Ha considerato le paure più comuni a tutti, quelle che ognuno si porta dietro dall’infanzia, e gli ha dato consistenza, realtà e finanche una certa forma di ragionevolezza. Così Wes Craven non ha semplicemente spaventato il suo pubblico, ma lo ha letteralmente terrorizzato nel profondo della mente. All’età di 76 anni proprio l’incubo di un cancro alla testa, contro cui combatteva da anni una battaglia tutta reale, lo ha portato alla morte nella giornata di ieri.
Maestro dell’orrore, regista e attore dalla vita non facile e non del tutto felice, ha creato personaggi e storie che hanno popolato le più spaventose fantasie di intere generazioni, come il famoso e agghiacciante personaggio di Freddy Krueger. Dal primo successo, “L’ultima casa a sinistra” del 1972, alla recente saga di “Scream”, passando per l’intramontabile “Nightmare”, Wes Craven non ha semplicemente creato storie dell’orrore, ma ha letteralmente sconvolto il modo di atterrire il pubblico. “Prima la violenza cinematografica era gentile e pulita;” spiegava il regista “io l’ho resa dolorosa, prolungata, scioccante e molto umana. E sono io che ho reso umani gli assassini”.
Ed è proprio questa profonda conoscenza dell’animo umano che ha fatto la differenza tra i suoi film e quelli dell’orrore più comuni. Senza cedere mai alla facile tentazione dello splatter e forte di una formazione ampia in ambito umanistico -aveva studiato letteratura, psicologia e filosofia-, Craven ha dato vita a situazioni che coinvolgono lo spettatore in una realtà del tutto credibile e per questo ancora più spaventosa. Divenne così abile nel padroneggiare la materia oscura di cui sono fatti gli incubi che poté persino permettersi il lusso di ironizzare sul genere.

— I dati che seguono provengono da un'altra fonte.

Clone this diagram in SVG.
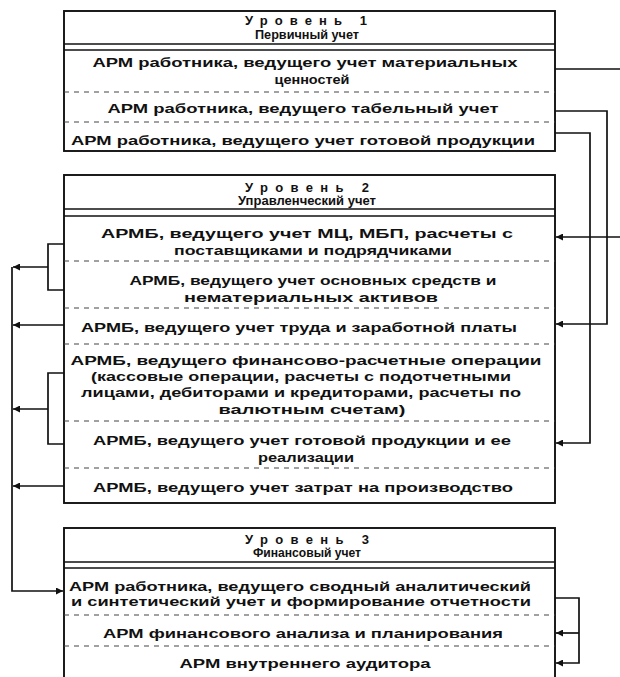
<svg xmlns="http://www.w3.org/2000/svg" width="620" height="677" viewBox="0 0 620 677">
<defs>
<style>
.box{fill:#fff;stroke:#111;stroke-width:1.9}
.hl{stroke:#111;stroke-width:1.6;fill:none}
.dash{stroke:#444;stroke-width:1.1;stroke-dasharray:5 5;fill:none}
.t{font-family:"Liberation Sans",Arial,sans-serif;font-weight:bold;font-size:13px;fill:#111;text-anchor:middle}
.h{font-family:"Liberation Sans",Arial,sans-serif;font-weight:bold;font-size:12px;fill:#111;text-anchor:middle}
.c{stroke:#111;stroke-width:1.7;fill:none}
</style>
<marker id="ah" viewBox="0 0 10 10" refX="10" refY="5" markerWidth="9" markerHeight="7" markerUnits="userSpaceOnUse" orient="auto">
<path d="M0,0 L10,5 L0,10 z" fill="#111"/>
</marker>
</defs>
<rect width="620" height="677" fill="#fff"/>

<g id="level1">
<rect class="box" x="64" y="11" width="491" height="140"/>
<line class="hl" x1="64" y1="44" x2="555" y2="44"/>
<line class="hl" x1="64" y1="50" x2="555" y2="50"/>
<text class="t" x="306" y="24.5" textLength="122" lengthAdjust="spacing">Уровень 1</text>
<text class="h" x="307" y="38.5" textLength="104" lengthAdjust="spacingAndGlyphs">Первичный учет</text>
<text class="t" x="305" y="66.5" textLength="425" lengthAdjust="spacingAndGlyphs">АРМ работника, ведущего учет материальных</text>
<text class="t" x="312" y="83.5" textLength="75" lengthAdjust="spacingAndGlyphs">ценностей</text>
<line class="dash" x1="64" y1="92" x2="555" y2="92"/>
<text class="t" x="303" y="112.5" textLength="391" lengthAdjust="spacingAndGlyphs">АРМ работника, ведущего табельный учет</text>
<line class="dash" x1="64" y1="122" x2="555" y2="122"/>
<text class="t" x="303" y="144.5" textLength="464" lengthAdjust="spacingAndGlyphs">АРМ работника, ведущего учет готовой продукции</text>
</g>

<g id="level2">
<rect class="box" x="64" y="175" width="491" height="328"/>
<line class="hl" x1="64" y1="209" x2="555" y2="209"/>
<line class="hl" x1="64" y1="216" x2="555" y2="216"/>
<text class="t" x="307" y="191.5" textLength="124" lengthAdjust="spacing">Уровень 2</text>
<text class="h" x="307" y="205" textLength="138" lengthAdjust="spacingAndGlyphs">Управленческий учет</text>
<text class="t" x="307" y="237.5" textLength="412" lengthAdjust="spacingAndGlyphs">АРМБ, ведущего учет МЦ, МБП, расчеты с</text>
<text class="t" x="313" y="254.5" textLength="278" lengthAdjust="spacingAndGlyphs">поставщиками и подрядчиками</text>
<line class="dash" x1="64" y1="261" x2="555" y2="261"/>
<text class="t" x="313" y="284.5" textLength="367" lengthAdjust="spacingAndGlyphs">АРМБ, ведущего учет основных средств и</text>
<text class="t" x="311" y="301.5" textLength="254" lengthAdjust="spacingAndGlyphs">нематериальных активов</text>
<line class="dash" x1="64" y1="308" x2="555" y2="308"/>
<text class="t" x="299" y="331.5" textLength="436" lengthAdjust="spacingAndGlyphs">АРМБ, ведущего учет труда и заработной платы</text>
<line class="dash" x1="64" y1="344" x2="555" y2="344"/>
<text class="t" x="306" y="364.5" textLength="471" lengthAdjust="spacingAndGlyphs">АРМБ, ведущего финансово-расчетные операции</text>
<text class="t" x="301" y="380.5" textLength="420" lengthAdjust="spacingAndGlyphs">(кассовые операции, расчеты с подотчетными</text>
<text class="t" x="301" y="397" textLength="440" lengthAdjust="spacingAndGlyphs">лицами, дебиторами и кредиторами, расчеты по</text>
<text class="t" x="312" y="413.5" textLength="187" lengthAdjust="spacingAndGlyphs">валютным счетам)</text>
<line class="dash" x1="64" y1="421" x2="555" y2="421"/>
<text class="t" x="302" y="444.5" textLength="418" lengthAdjust="spacingAndGlyphs">АРМБ, ведущего учет готовой продукции и ее</text>
<text class="t" x="306" y="461.5" textLength="96" lengthAdjust="spacingAndGlyphs">реализации</text>
<line class="dash" x1="64" y1="468" x2="555" y2="468"/>
<text class="t" x="303" y="491.5" textLength="420" lengthAdjust="spacingAndGlyphs">АРМБ, ведущего учет затрат на производство</text>
</g>

<g id="level3">
<rect class="box" x="64" y="528" width="491" height="154"/>
<line class="hl" x1="64" y1="562" x2="555" y2="562"/>
<line class="hl" x1="64" y1="568" x2="555" y2="568"/>
<text class="t" x="307" y="544" textLength="124" lengthAdjust="spacing">Уровень 3</text>
<text class="h" x="307" y="557" textLength="108" lengthAdjust="spacingAndGlyphs">Финансовый учет</text>
<text class="t" x="300" y="590.5" textLength="462" lengthAdjust="spacingAndGlyphs">АРМ работника, ведущего сводный аналитический</text>
<text class="t" x="301" y="605.5" textLength="460" lengthAdjust="spacingAndGlyphs">и синтетический учет и формирование отчетности</text>
<line class="dash" x1="64" y1="615" x2="555" y2="615"/>
<text class="t" x="303" y="637.5" textLength="400" lengthAdjust="spacingAndGlyphs">АРМ финансового анализа и планирования</text>
<line class="dash" x1="64" y1="646" x2="555" y2="646"/>
<text class="t" x="305" y="667.5" textLength="251" lengthAdjust="spacingAndGlyphs">АРМ внутреннего аудитора</text>
</g>

<g id="connectors">
<path class="c" d="M555,69 H630 V237 H556" marker-end="url(#ah)"/>
<path class="c" d="M555,111 H607 V324 H556" marker-end="url(#ah)"/>
<path class="c" d="M555,133 H590 V443 H556" marker-end="url(#ah)"/>
<path class="c" d="M64,244 H48 V290 H64"/>
<path class="c" d="M48,267 H13" marker-end="url(#ah)"/>
<path class="c" d="M64,325 H13" marker-end="url(#ah)"/>
<path class="c" d="M64,373 H48 V444 H64"/>
<path class="c" d="M48,409 H13" marker-end="url(#ah)"/>
<path class="c" d="M64,486 H13" marker-end="url(#ah)"/>
<path class="c" d="M12,267 V591 H63" marker-end="url(#ah)"/>
<path class="c" d="M555,598 H579 V663 H556" marker-end="url(#ah)"/>
<path class="c" d="M579,633 H556" marker-end="url(#ah)"/>
</g>
</svg>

Nacquero così le varie edizioni di “Scream” in cui tutto il terrore e la frustrazione del silenzioso “Urlo” di Munch prendeva vita attraverso la famosa e spaventosa maschera bianca dell’assassino Ghostface.
Per quanto il genere possa non risultare a tutti gradito, l’abilità di Craven nel creare e rappresentare storie resta indubbia ed è confermata dalla sua capacità di spaziare nei generi, traendo ispirazione da fonti diverse. Nel 1999 decise di dedicarsi anche al genere drammatico con un film, “La musica nel cuore”, che ricevette significativi riconoscimenti grazie all’interpretazione di Meryl Streep.